Originally Posted by carbheaton
How can you say that you think that the way forward is Bonding and be against SSTR’s. There exactly the same thing. One is deferred to the detriment of your earning potential while the other makes financial sense as you start earning decent dosh much quicker.
Er, I think you have not understood the way a bond used to work. When I joined a 757 job (not that many years ago), I was bonded for £12k over two years. I started on the FULL starting salary of a Second Officer and progressed to the rank of F/O after about 6 months upon unfreezing my ATPL. The bond was reduced by 1/24 for every month of service I completed until it was 0 after 24 months of employment.
I didn't have a reduced wage, didn't have to take out any loan, didn't have to stay at the company in those two years if I chose not to, but if I did leave I paid them back a proportion of the cost of my type training, which was fair.
So from where I am sitting I do not think a SSTR and a bond are the same thing. If I had needed to fund my type rating back then I would have had to borrow £12k and then pay it back out of the same starting salary. I suspect the cost of the type rating was actually significantly more than £12k, but that was the figure that pilots were bonded for.
You see the thing that people seem to fail to realise is that the company are making a profit out of using you to fly their aeroplanes. Never forget that. When it comes to SSTRs and the like everyone seems to negate that fact and just view it as the individual pilot who is 'getting something' out of the deal.

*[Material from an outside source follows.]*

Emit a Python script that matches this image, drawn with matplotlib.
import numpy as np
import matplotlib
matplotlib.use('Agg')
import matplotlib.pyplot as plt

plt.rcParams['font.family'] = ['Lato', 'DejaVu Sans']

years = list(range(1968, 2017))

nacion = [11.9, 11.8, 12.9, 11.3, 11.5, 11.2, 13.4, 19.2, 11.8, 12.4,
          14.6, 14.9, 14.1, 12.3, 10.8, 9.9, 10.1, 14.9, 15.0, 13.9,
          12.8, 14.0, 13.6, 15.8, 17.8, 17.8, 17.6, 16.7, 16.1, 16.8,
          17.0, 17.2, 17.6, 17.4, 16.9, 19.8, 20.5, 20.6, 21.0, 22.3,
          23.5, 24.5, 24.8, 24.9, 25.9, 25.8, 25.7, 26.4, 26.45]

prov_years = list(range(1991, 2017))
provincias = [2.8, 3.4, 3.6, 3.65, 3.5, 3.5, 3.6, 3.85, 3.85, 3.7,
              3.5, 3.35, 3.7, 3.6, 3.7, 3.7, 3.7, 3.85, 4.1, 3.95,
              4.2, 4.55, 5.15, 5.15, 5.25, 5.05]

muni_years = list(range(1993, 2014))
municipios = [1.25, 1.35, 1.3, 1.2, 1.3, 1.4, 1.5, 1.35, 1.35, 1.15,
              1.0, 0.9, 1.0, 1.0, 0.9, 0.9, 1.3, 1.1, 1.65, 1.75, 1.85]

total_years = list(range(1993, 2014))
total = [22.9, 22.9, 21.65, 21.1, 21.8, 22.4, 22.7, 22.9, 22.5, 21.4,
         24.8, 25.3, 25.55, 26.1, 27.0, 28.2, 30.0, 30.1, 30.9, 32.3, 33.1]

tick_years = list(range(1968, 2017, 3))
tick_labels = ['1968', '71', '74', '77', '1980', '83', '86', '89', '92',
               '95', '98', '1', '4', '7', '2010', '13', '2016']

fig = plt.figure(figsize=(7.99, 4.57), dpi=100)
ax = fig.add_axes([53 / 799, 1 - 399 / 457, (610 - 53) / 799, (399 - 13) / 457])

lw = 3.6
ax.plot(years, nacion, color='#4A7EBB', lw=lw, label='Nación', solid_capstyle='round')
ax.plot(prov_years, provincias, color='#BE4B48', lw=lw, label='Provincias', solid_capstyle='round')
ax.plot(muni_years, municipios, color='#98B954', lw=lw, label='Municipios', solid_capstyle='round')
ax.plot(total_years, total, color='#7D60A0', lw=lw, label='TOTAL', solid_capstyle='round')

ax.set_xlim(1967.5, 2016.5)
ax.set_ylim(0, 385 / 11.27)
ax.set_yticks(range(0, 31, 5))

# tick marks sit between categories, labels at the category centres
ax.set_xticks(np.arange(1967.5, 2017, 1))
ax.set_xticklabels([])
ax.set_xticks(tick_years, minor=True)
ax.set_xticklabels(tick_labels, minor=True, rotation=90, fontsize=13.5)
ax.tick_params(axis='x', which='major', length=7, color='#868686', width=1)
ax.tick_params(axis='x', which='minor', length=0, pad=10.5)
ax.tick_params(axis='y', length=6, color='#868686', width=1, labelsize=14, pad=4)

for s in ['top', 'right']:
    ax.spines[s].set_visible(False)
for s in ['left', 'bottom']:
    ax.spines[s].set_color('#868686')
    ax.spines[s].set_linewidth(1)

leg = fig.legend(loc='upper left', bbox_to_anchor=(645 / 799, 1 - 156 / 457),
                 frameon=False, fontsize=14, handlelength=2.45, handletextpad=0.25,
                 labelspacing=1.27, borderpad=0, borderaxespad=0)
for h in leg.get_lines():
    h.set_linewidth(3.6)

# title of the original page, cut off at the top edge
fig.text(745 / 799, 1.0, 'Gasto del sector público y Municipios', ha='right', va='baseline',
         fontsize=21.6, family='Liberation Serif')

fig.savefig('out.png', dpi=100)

The whole reason bonds were introduced was to be fair to the employer who was investing significant sums in a pilots training. If they left after completeing the rating then it was right that they should pay back some of the cost to the airline, up to the point when it was deemed that they had repaid their 'debt' by way of productive work and revenue generation for the airline.
SSTRs are purely a way of reducing fixed costs, putting the burden on the individual to fund them. Nothing more, nothing less. Why? Because they can get away with it due to supply and demand. It is self perpetuating because individuals start to feel there is no alternative and airlines that don't charge start to see their competitors lowering their fixed costs and hence able to drop their prices more or make more profit, which then leads to them having to jump on the bandwaggon. Lowering starting wages even more is another way of clawing back some more fixed costs. Making people pay for type ratings AND putting them on a lower starting salary is fixed cost 'Nirvana' for the airlines concerned.